- **Description of the task**:
Among the lines below, keep only those from the one containing "What matplotlib code" through the one containing "plt.rcParams['font.family'] = ['Liberation", and reproduce them exactly.

- **Working data**:
— start —

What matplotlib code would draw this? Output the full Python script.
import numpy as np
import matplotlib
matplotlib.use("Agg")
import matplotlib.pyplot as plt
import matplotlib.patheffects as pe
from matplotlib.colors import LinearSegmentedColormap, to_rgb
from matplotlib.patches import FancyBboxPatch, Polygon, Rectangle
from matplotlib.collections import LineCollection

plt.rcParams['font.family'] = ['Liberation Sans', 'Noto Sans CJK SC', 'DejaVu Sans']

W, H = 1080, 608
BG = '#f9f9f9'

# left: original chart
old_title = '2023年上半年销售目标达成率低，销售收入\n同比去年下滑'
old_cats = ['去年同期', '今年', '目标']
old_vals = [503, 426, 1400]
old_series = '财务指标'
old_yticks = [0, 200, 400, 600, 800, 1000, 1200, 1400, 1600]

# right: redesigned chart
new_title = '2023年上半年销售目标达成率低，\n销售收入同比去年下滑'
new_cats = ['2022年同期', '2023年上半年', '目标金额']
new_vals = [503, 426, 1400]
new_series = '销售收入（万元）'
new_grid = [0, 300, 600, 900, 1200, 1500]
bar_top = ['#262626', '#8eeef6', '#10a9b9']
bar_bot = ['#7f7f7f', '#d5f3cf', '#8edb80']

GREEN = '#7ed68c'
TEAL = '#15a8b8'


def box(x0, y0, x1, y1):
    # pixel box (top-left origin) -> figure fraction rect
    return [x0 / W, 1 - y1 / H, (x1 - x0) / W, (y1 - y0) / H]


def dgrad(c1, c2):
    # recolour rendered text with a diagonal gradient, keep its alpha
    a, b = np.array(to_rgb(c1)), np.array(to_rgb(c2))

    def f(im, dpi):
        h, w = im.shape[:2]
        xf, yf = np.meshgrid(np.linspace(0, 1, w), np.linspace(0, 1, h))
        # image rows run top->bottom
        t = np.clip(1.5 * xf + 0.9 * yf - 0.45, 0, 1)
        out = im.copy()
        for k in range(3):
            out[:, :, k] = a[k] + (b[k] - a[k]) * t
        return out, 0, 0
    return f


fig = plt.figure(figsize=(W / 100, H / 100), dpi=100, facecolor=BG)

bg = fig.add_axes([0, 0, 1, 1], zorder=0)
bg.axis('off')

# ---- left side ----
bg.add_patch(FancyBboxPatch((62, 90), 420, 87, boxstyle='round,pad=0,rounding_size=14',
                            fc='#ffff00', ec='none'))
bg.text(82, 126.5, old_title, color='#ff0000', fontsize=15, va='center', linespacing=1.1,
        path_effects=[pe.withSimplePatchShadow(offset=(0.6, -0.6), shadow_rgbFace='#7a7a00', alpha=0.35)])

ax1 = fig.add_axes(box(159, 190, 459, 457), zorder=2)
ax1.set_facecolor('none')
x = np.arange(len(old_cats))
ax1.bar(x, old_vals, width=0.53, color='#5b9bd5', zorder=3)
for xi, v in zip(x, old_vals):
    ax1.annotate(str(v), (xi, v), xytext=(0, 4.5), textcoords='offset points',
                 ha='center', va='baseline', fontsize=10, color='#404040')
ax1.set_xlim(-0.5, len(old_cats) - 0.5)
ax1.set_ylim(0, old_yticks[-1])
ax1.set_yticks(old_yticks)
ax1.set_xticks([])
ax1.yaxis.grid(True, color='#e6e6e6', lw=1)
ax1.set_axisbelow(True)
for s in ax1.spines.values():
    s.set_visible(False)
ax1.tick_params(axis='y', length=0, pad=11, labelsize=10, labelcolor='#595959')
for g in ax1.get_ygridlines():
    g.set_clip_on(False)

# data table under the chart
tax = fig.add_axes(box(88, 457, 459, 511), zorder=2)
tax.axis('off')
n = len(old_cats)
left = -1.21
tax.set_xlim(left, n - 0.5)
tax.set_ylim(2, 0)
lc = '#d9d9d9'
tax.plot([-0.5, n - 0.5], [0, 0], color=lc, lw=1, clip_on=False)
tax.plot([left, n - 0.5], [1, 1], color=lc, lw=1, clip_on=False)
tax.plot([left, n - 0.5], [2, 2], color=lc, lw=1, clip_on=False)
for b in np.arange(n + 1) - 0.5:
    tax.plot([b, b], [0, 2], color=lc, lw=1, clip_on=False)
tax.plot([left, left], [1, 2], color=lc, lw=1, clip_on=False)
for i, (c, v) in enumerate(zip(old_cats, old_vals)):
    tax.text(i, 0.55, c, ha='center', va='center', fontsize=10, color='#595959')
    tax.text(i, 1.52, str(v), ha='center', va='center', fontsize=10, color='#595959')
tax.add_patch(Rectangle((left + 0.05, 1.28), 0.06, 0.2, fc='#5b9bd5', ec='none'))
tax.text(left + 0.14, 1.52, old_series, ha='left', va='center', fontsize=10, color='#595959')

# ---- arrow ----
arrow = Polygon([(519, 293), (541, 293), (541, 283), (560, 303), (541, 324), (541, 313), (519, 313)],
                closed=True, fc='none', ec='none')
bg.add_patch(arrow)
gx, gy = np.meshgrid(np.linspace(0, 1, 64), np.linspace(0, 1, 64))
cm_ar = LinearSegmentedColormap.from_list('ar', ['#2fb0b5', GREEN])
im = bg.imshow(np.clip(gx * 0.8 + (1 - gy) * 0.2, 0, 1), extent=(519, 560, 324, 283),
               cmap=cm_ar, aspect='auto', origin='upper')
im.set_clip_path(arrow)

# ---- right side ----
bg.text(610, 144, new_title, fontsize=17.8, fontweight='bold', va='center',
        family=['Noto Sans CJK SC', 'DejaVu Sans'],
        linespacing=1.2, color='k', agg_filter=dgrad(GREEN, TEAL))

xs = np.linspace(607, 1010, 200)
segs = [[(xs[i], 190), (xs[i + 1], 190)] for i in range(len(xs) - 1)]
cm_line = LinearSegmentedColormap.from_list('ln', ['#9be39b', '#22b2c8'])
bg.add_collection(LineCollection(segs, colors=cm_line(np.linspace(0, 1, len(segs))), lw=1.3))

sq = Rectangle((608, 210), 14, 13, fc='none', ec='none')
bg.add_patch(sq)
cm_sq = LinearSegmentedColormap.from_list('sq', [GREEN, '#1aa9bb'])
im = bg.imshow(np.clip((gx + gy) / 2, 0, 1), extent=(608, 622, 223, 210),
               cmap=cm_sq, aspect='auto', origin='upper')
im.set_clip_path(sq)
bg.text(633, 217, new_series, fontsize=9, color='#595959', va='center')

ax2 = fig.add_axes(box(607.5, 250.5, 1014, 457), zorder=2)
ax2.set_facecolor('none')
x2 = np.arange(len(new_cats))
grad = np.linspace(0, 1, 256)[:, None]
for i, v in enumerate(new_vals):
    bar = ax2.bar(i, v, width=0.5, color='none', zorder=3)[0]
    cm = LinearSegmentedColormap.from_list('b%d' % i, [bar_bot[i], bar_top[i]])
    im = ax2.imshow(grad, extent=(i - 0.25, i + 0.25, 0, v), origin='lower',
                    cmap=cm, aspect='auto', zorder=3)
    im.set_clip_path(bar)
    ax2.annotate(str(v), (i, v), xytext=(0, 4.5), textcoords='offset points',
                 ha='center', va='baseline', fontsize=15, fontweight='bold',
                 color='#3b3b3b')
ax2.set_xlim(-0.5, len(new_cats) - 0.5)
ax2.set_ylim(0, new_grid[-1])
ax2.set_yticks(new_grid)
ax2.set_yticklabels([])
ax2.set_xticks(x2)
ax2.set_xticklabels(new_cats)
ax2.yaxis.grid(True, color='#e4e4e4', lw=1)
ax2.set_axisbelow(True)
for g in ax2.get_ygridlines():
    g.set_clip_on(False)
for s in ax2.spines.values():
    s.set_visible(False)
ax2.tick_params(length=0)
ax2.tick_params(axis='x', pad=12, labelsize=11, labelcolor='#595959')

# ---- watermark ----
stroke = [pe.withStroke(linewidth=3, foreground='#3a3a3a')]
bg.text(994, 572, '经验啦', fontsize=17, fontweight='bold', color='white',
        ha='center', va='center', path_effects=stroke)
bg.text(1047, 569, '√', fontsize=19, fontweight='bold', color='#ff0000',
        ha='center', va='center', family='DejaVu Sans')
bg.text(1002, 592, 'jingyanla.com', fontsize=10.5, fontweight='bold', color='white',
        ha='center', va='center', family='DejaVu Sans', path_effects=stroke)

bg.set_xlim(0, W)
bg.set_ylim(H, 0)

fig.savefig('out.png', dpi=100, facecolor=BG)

— end —
— start —

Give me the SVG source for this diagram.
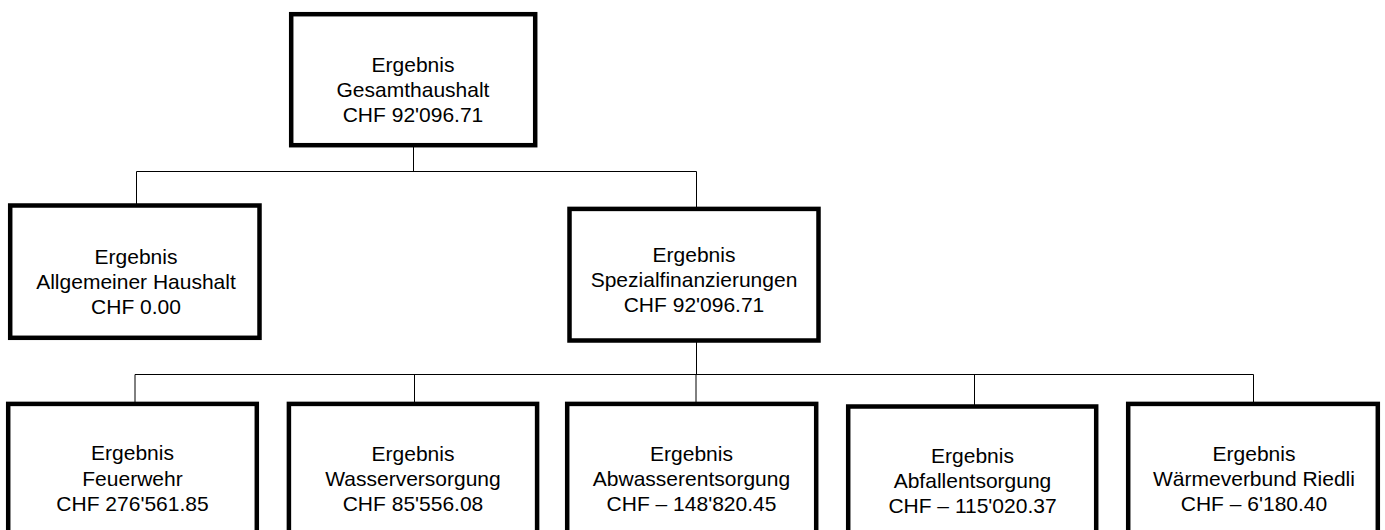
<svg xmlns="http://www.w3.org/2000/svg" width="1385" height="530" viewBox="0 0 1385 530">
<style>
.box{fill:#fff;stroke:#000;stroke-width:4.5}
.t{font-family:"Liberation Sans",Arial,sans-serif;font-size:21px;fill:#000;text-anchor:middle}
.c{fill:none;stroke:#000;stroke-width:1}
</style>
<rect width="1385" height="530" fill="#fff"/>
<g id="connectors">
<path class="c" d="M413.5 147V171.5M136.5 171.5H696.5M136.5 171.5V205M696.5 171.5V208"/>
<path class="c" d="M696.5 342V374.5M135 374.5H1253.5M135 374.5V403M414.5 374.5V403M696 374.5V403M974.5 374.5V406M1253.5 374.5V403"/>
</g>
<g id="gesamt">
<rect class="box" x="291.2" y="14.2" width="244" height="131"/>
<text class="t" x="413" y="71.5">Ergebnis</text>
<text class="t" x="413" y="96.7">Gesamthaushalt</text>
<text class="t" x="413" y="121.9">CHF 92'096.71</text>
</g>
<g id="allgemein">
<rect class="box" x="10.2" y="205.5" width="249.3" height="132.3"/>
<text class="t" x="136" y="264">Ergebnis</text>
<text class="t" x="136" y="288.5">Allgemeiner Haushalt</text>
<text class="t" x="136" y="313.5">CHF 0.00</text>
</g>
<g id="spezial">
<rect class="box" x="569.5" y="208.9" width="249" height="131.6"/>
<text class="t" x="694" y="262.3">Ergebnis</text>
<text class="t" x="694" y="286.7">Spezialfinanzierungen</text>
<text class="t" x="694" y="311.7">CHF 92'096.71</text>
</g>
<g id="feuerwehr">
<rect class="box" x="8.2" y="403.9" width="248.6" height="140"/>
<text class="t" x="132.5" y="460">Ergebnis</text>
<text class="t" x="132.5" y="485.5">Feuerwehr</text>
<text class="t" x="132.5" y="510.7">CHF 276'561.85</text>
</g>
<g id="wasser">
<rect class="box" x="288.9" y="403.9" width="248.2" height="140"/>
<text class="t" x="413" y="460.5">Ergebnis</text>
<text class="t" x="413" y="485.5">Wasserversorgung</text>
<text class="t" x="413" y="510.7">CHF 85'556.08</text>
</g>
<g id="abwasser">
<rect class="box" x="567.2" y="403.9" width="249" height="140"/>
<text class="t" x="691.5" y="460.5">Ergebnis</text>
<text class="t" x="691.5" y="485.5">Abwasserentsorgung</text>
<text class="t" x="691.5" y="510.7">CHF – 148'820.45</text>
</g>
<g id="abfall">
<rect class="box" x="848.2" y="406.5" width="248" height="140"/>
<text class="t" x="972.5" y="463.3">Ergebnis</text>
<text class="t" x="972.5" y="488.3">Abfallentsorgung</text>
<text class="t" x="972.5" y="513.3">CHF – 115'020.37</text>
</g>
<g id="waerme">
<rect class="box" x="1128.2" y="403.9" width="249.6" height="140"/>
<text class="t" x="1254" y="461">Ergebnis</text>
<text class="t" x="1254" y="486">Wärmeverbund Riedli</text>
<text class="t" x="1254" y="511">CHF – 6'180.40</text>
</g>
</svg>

— end —

- **Written response**:
What matplotlib code would draw this? Output the full Python script.
import numpy as np
import matplotlib
matplotlib.use("Agg")
import matplotlib.pyplot as plt
import matplotlib.patheffects as pe
from matplotlib.colors import LinearSegmentedColormap, to_rgb
from matplotlib.patches import FancyBboxPatch, Polygon, Rectangle
from matplotlib.collections import LineCollection

plt.rcParams['font.family'] = ['Liberation Sans', 'Noto Sans CJK SC', 'DejaVu Sans']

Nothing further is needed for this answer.